§ **Given data**:
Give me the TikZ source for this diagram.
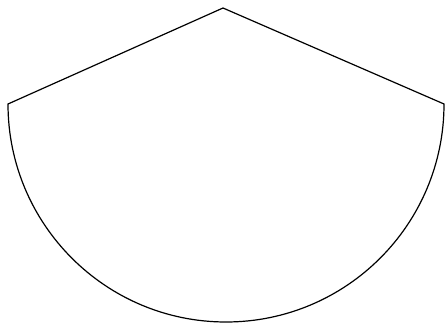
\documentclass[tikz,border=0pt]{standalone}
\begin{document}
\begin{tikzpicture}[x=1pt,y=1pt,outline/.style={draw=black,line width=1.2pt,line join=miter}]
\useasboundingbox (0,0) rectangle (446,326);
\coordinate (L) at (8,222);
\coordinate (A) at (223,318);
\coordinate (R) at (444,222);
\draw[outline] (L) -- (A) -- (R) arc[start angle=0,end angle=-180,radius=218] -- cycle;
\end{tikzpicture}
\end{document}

§ **Task directions**: Copy every line of the data exactly as written, excluding the pictures.

§ **Correct output**:
Give me the TikZ source for this diagram.
\documentclass[tikz,border=0pt]{standalone}
\begin{document}
\begin{tikzpicture}[x=1pt,y=1pt,outline/.style={draw=black,line width=1.2pt,line join=miter}]
\useasboundingbox (0,0) rectangle (446,326);
\coordinate (L) at (8,222);
\coordinate (A) at (223,318);
\coordinate (R) at (444,222);
\draw[outline] (L) -- (A) -- (R) arc[start angle=0,end angle=-180,radius=218] -- cycle;
\end{tikzpicture}
\end{document}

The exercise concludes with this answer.